What might be missing for high performance one-shot learning models? CNNs need atleast hundreds if not thousands of samples before one could classify or detect things with near-human accuracy using say fine-tuning of a pre-trained network on Imagenet. What are we missing before we can have a one-shot learning system, where say something new like a fidget spinner is invented in the world and we can get it identified or detected after showing just 1 image (like children do). Does something radical other than convolutional nets needs to be created or are we just waiting for 'that magical architecture' to be discovered by trial and error on arxiv or is it something else.
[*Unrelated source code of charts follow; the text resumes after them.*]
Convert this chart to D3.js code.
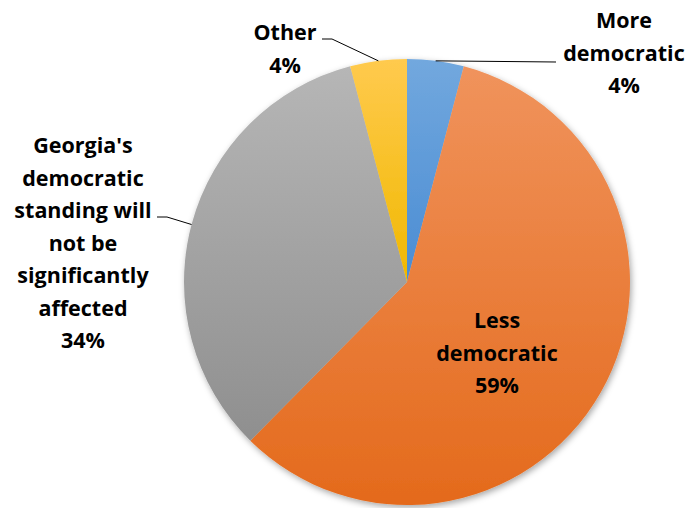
<!DOCTYPE html>
<html>
<head>
<meta charset="utf-8">
<script src="https://cdn.jsdelivr.net/npm/d3@7"></script>
<style>
  body { margin: 0; background: #fff; }
  svg { display: block; }
  .lbl { font-family: "Open Sans", Lato, sans-serif; font-weight: bold; font-size: 21.5px; fill: #000; }
</style>
</head>
<body>
<script>
// chart size
const w = 686;
const h = 508;

// data, clockwise from 12 o'clock
const categories = ["More democratic", "Less democratic", "Georgia's democratic standing will not be significantly affected", "Other"];
const values = [4.1, 58.3, 33.5, 4.1];
const percentLabels = ["4%", "59%", "34%", "4%"];
const labelLines = [
  ["More", "democratic"],
  ["Less", "democratic"],
  ["Georgia's", "democratic", "standing will", "not be", "significantly", "affected"],
  ["Other"]
];

// colours (top / bottom of each slice gradient)
const colorsTop = ["#72a8de", "#f0935c", "#b6b6b6", "#ffca4e"];
const colorsBottom = ["#4a8cd3", "#e46a1c", "#8f8f8f", "#f0b800"];

// pie geometry
const cx = 407;
const cy = 282;
const radius = 223;
const lineH = 32.5;

// label placement: text block centre x, first line y, leader elbow/end
const labelLayout = [
  { x: 624, y: 28, inside: false, leader: [[556, 62]] },
  { x: 497, y: 328, inside: true },
  { x: 83, y: 153, inside: false, leader: [[167, 217], [157, 217]] },
  { x: 285, y: 40, inside: false, leader: [[332, 39], [322, 39]] }
];

document.addEventListener("DOMContentLoaded", function () {
  const svg = d3.select("body").append("svg").attr("width", w).attr("height", h);
  const defs = svg.append("defs");

  categories.forEach((c, i) => {
    const g = defs.append("linearGradient")
      .attr("id", "grad" + i)
      .attr("x1", 0).attr("y1", 0).attr("x2", 0).attr("y2", 1);
    g.append("stop").attr("offset", "0%").attr("stop-color", colorsTop[i]);
    g.append("stop").attr("offset", "100%").attr("stop-color", colorsBottom[i]);
  });

  defs.append("filter")
    .attr("id", "shadow")
    .attr("x", "-10%").attr("y", "-10%").attr("width", "120%").attr("height", "120%")
    .append("feDropShadow")
    .attr("dx", 1.5).attr("dy", 2.5).attr("stdDeviation", 3)
    .attr("flood-color", "#000").attr("flood-opacity", 0.35);

  const pie = d3.pie().sort(null).value((d) => d);
  const arcs = pie(values);
  const arc = d3.arc().innerRadius(0).outerRadius(radius);

  const g = svg.append("g").attr("transform", `translate(${cx},${cy})`);
  const slices = g.append("g").attr("filter", "url(#shadow)");
  slices.selectAll("path")
    .data(arcs)
    .enter()
    .append("path")
    .attr("d", arc)
    .attr("fill", (d, i) => `url(#grad${i})`);

  // leader lines from the arc midpoint
  arcs.forEach((a, i) => {
    const lay = labelLayout[i];
    if (lay.inside) return;
    const mid = (a.startAngle + a.endAngle) / 2;
    const p0 = [cx + radius * Math.sin(mid), cy - radius * Math.cos(mid)];
    svg.append("path")
      .attr("d", d3.line()([p0, ...lay.leader]))
      .attr("fill", "none")
      .attr("stroke", "#000")
      .attr("stroke-width", 1);
  });

  // labels
  labelLayout.forEach((lay, i) => {
    const lines = labelLines[i].concat([percentLabels[i]]);
    const t = svg.append("text")
      .attr("class", "lbl")
      .attr("text-anchor", "middle");
    lines.forEach((ln, k) => {
      t.append("tspan")
        .attr("x", lay.x)
        .attr("y", lay.y + k * lineH)
        .text(ln);
    });
  });
});
</script>
</body>
</html>
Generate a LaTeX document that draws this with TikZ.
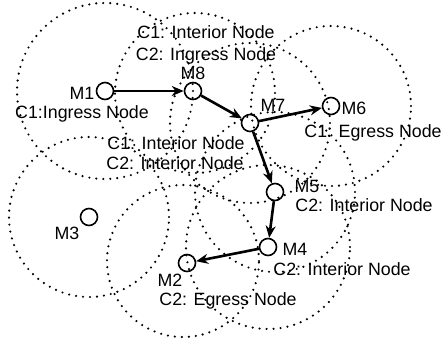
\documentclass[tikz,border=0pt]{standalone}
\usepackage{fontspec}
\setmainfont{Liberation Sans}
\usetikzlibrary{arrows.meta}
\begin{document}
\begin{tikzpicture}[x=1pt,y=-1pt,
  mnode/.style={circle, draw, line width=1.6pt, minimum size=17pt, inner sep=0pt},
  txrange/.style={draw, line width=2.4pt, dash pattern=on 0pt off 7pt, line cap=round},
  link/.style={line width=2.6pt, -{Stealth[length=12pt,width=10pt]}},
  lbl/.style={font=\fontsize{17.8}{20}\selectfont, inner sep=0pt, anchor=base}]
\useasboundingbox (0,0) rectangle (443,339);

% mobile nodes
\node[mnode] (M1) at (105,91) {};
\node[mnode] (M8) at (193,91) {};
\node[mnode] (M7) at (250,123) {};
\node[mnode] (M6) at (331,106) {};
\node[mnode] (M5) at (275,192) {};
\node[mnode] (M4) at (268,247) {};
\node[mnode] (M2) at (187,263) {};
\node[mnode] (M3) at (89,217) {};

% transmission ranges
\draw[txrange] (105,91) circle[radius=88pt];
\draw[txrange] (195,93) circle[radius=80pt];
\draw[txrange] (250,123) circle[radius=80pt];
\draw[txrange] (331,106) circle[radius=80pt];
\draw[txrange] (275,192) circle[radius=80pt];
\draw[txrange] (268,247) circle[radius=82pt];
\draw[txrange] (183,261) circle[radius=76pt];
\draw[txrange] (89,217) circle[radius=80pt];

% route
\draw[link] (M1) -- (M8);
\draw[link] (M8) -- (M7);
\draw[link] (M7) -- (M6);
\draw[link] (M7) -- (M5);
\draw[link] (M5) -- (M4);
\draw[link] (M4) -- (M2);

% labels
\node[lbl] (tM1) at (82,100) {M1};
\node[lbl] (tM1r) at (82,119) {C1:Ingress Node};
\node[lbl] (tM8a) at (206,39) {C1: Interior Node};
\node[lbl] (tM8b) at (206,61) {C2: Ingress Node};
\node[lbl] (tM8) at (193,80) {M8};
\node[lbl] (tM7) at (273,112) {M7};
\node[lbl] (tM6) at (354,114) {M6};
\node[lbl] (tM6r) at (373,137) {C1: Egress Node};
\node[lbl] (tM7a) at (176,149) {C1: Interior Node};
\node[lbl] (tM7b) at (175,169) {C2: Interior Node};
\node[lbl] (tM5) at (307,192) {M5};
\node[lbl] (tM5r) at (364,211) {C2: Interior Node};
\node[lbl] (tM3) at (67,239) {M3};
\node[lbl] (tM4) at (295,255) {M4};
\node[lbl] (tM4r) at (342,275) {C2: Interior Node};
\node[lbl] (tM2) at (170,286) {M2};
\node[lbl] (tM2r) at (228,305) {C2: Egress Node};
\end{tikzpicture}
\end{document}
 A: Well, there are many techniques aimed at solving few-shot learning problems, especially in the realm of computer vision. CNNs, by themselves, are not designed to solve such problems. However, their design  is suitable to be used in techniques aimed at solving few-shot learning problems. For example, they can be used as part of an unsupervised model that learns good representations of the data, i.e, pre-training as you stated. Hopefully the model learns how to represent objects somewhat generally, and it doesn't just learn how to represent objects of very similar classes to those seen in the data. 
Now, in some ways, pre-training can be considered meta-learning. And in the realm of meta-learning, a very promising avenue for the few-shot learning problem is model agnostic meta-learning. To me, the performance of MAML techniques (among many others) show that there may not be that much missing from solving one-shot and few-shot learning problems to begin with, at least when it comes to computer vision.